Des pistes concrètes
« Il y a plusieurs leviers qui pourraient être activés pour renforcer l’efficacité de l’État dans ses participations industrielles. D’abord, le modèle du proxy board fonctionne très bien pour certaines entreprises, et il n’y a pas de raison qu’il ne puisse pas être mis en place plus largement en France, car c’est un procédé déjà existant aux États-Unis ou en Australie par exemple. Ensuite, les dividendes des entreprises détenues par l’État, qui représentent aujourd’hui 2 à 3 milliards par an et alimentent le budget général, pourraient être conservés dans un fonds dédié.

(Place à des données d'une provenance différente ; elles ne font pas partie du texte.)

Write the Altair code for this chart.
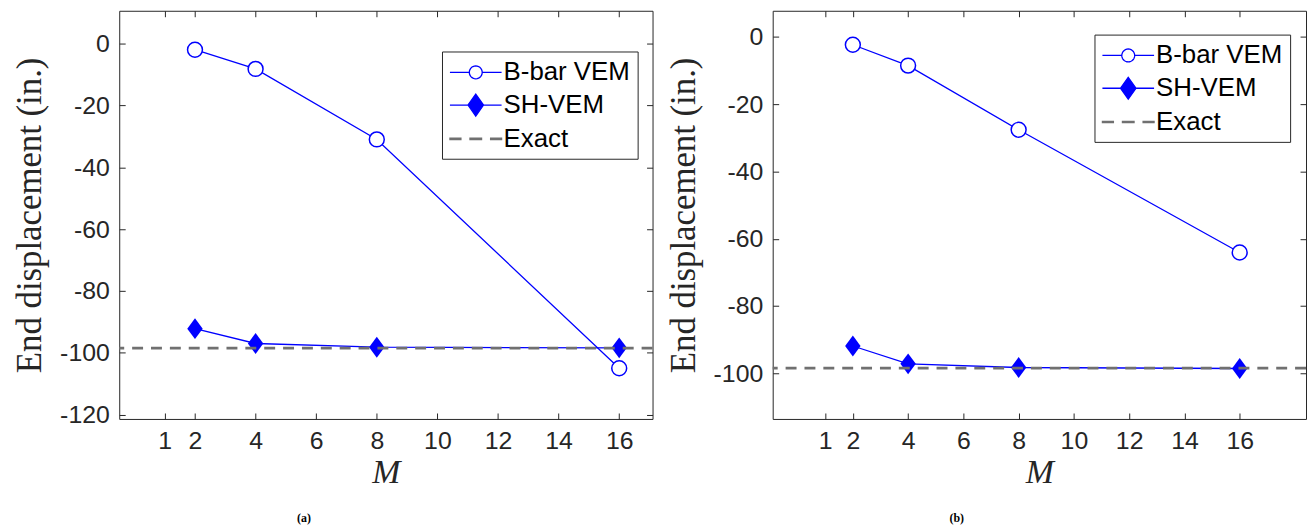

Cela permettrait de disposer immédiatement de liquidités pour financer de nouvelles participations ou renforcer celles existantes, sans dépendre des appels de fonds ou de la vente d’actifs, qui ne sont pas toujours synchronisés avec les besoins du marché. » propose Christophe Plassard et d’ajouter : « Concernant l’exportation de produits militaires ou de défense, le processus est déjà très strict : chaque produit, client et processus est validé avec rigueur. Pourtant, une fois cette licence obtenue, les entreprises, et notamment les PME, doivent souvent passer par de nombreuses banques pour obtenir les financements nécessaires, ce qui peut prendre des mois. Il serait donc pertinent de réfléchir à un mécanisme de mutualisation ou de tourniquet, afin que l’accès au financement ne devienne pas un obstacle et ne fragilise pas la relation commerciale avec le client, tout en offrant des garanties aux établissements bancaires. » Au-delà de ces mesures, il est essentiel de développer une culture collective de vigilance. « Je pense simplement qu’il est indispensable d’entretenir le discours et l’alerte. Le combat doit être collectif et permanent et la sensibilisation dépasser les cercles restreints en étant notamment intégrée dès la formation des étudiants qui seront les futurs dirigeants de demain » conclut Christophe Plassard.